* _Given exercise_
Lift out each line of the data that holds "with".

* _Given data_

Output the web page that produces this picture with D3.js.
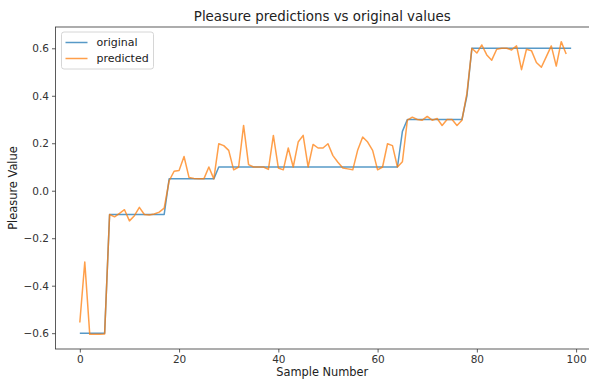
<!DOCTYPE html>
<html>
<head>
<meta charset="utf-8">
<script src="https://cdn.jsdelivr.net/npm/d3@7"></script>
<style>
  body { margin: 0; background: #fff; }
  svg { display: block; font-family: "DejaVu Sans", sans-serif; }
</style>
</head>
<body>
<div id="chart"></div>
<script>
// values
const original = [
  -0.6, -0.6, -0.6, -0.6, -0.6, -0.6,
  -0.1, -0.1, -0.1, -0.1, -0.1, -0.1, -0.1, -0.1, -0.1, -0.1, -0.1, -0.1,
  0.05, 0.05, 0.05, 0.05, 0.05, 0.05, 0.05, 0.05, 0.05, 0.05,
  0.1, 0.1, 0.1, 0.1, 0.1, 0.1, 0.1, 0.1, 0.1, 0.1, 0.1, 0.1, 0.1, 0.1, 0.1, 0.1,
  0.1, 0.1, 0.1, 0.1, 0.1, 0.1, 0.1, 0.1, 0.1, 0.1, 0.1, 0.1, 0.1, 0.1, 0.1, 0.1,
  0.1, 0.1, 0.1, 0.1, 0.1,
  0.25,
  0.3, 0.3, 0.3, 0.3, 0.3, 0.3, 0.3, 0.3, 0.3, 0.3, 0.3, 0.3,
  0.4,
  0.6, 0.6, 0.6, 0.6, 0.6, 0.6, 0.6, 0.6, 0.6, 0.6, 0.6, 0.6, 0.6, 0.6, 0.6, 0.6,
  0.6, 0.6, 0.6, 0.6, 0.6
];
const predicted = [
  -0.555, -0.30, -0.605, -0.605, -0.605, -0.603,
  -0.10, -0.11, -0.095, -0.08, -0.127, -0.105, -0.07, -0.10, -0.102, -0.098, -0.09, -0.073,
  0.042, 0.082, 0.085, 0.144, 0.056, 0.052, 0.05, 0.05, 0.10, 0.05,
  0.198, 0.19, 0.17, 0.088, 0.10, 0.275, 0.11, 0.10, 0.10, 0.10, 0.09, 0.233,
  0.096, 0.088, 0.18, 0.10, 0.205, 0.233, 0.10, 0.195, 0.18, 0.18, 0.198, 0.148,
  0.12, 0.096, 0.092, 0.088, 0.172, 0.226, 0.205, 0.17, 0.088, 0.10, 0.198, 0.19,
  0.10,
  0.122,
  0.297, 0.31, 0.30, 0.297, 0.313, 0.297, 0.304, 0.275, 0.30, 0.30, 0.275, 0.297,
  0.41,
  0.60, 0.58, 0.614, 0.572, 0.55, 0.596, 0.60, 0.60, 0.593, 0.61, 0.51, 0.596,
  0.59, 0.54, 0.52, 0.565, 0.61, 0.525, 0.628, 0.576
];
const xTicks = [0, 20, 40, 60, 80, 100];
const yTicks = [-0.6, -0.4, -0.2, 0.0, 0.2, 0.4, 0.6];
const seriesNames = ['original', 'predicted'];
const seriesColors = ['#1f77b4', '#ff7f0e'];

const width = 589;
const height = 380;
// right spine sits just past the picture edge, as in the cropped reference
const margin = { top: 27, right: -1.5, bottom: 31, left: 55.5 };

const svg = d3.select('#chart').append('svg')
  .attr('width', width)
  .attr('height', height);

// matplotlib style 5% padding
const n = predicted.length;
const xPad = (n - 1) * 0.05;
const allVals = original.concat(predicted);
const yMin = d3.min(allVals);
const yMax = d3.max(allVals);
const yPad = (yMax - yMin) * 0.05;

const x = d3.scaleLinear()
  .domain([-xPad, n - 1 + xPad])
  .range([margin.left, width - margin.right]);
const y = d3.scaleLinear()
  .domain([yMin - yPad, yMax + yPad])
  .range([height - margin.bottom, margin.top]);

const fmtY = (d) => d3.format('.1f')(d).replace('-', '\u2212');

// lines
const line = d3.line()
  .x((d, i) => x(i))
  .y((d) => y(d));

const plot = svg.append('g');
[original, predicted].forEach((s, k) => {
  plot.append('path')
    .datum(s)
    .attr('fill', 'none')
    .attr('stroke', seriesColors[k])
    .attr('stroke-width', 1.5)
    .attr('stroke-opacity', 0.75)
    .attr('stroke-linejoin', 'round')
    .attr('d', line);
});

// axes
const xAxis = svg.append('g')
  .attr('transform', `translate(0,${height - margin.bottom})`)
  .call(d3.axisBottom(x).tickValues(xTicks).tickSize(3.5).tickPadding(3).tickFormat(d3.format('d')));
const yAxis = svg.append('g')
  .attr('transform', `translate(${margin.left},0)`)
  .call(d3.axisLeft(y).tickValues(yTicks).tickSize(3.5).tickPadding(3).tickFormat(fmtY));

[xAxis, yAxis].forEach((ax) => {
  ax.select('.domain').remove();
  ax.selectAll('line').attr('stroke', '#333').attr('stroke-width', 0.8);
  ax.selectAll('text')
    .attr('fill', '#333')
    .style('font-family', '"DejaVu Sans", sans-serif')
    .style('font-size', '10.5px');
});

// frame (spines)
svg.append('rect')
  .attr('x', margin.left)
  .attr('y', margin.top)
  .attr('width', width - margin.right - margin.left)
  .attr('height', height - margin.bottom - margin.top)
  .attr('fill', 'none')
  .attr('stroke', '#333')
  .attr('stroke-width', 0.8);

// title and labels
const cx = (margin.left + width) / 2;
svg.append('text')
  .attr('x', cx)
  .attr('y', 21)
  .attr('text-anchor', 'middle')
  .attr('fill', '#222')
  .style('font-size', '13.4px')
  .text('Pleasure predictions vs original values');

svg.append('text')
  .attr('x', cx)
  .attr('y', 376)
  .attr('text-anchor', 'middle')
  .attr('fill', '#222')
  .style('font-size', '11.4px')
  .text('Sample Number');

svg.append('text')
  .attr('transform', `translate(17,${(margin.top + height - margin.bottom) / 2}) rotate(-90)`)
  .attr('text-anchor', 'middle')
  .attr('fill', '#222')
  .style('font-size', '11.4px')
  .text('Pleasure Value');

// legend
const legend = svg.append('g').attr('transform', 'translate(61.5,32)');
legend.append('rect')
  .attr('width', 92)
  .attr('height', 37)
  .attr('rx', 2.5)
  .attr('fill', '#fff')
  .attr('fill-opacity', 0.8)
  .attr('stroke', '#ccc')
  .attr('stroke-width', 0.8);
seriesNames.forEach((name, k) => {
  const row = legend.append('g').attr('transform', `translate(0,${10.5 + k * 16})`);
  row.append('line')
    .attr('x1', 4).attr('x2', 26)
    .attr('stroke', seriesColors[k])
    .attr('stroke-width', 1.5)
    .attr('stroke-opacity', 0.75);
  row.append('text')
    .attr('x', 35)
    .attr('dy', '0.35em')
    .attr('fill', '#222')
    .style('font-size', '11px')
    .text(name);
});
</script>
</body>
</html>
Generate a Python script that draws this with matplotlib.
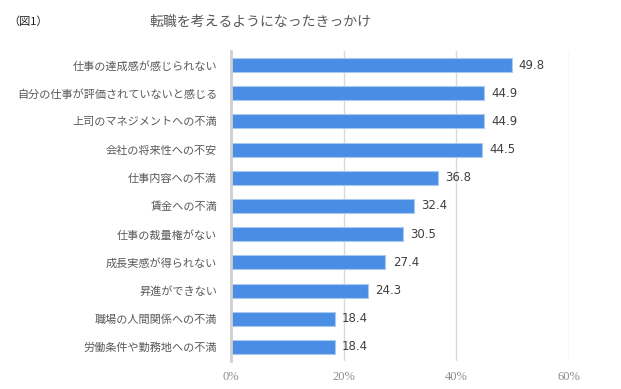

* _Exercise answer_
Output the web page that produces this picture with D3.js.
Generate a Python script that draws this with matplotlib.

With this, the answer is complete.